White God

“The better I get to know men, the more I find myself loving dogs,” Charles de Gaulle is said to have said, and here’s a movie to illustrate and belabor the point. A sort of Euro-miserablist cross between The Birds and Rise of the Planet of the Apes, but with dogs, Kornél Mundruczó’s White God shows us modern Hungary as a joyless society defined — and done in — by zero tolerance of mongrels. The film itself is anything but a purebred, genre-wise, and that’s fine; more a problem is that allegory alone can’t quite sustain it. The opening is impressive, with a girl on a bike in an otherwise empty city street, pursued or perhaps attended by a frantic pack of strays. Later we see this as a consequence of her father (Sándor Zsótér), who works in a slaughterhouse, deciding to separate the girl (Zsófia Psotta) from her own cherished mutt.
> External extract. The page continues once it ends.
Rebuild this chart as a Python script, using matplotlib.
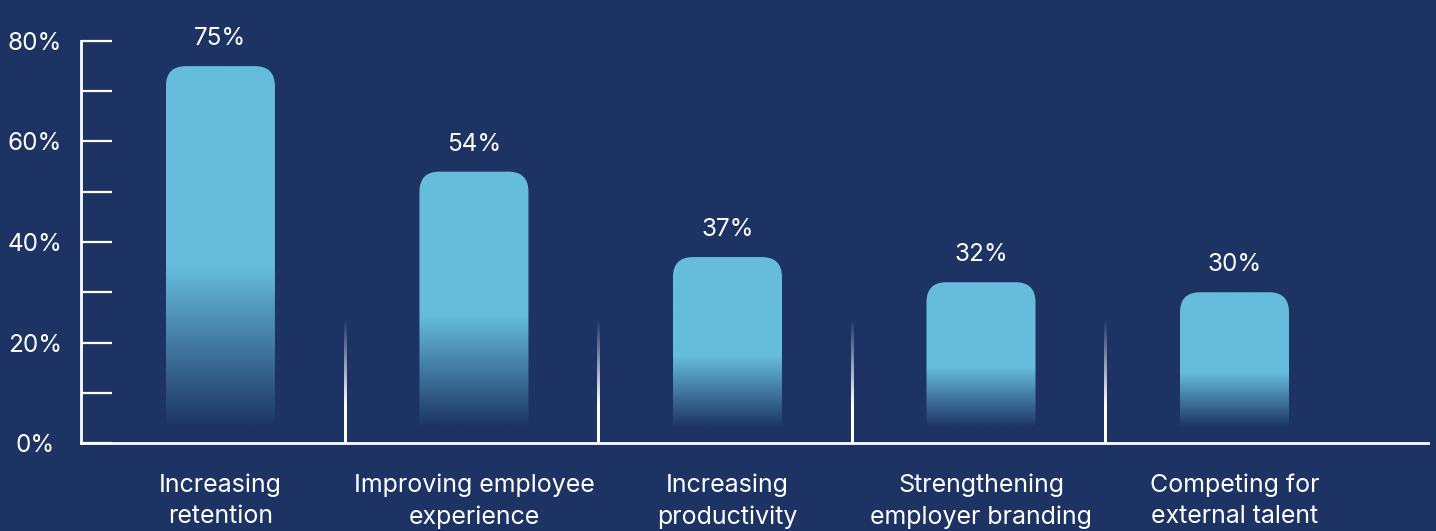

Shooting with handheld naturalism, and with real rescue dogs, Mundruczó works hard to establish the realistically cruel circumstances that could warrant a canine uprising. But it still reads as a stylized conceit, undercut by too many little moments when performances, from human and canine alike, don’t truthfully express what the movie says they do. Would Mundruczó allow that so much unleashed energy might actually have worked better in a comedy? Though commendably anti-sentimental, White God is a movie for dog-lovers sort of in the way Whiplash was a movie for jazz-lovers: so serious that it seems to have forgotten the actual love.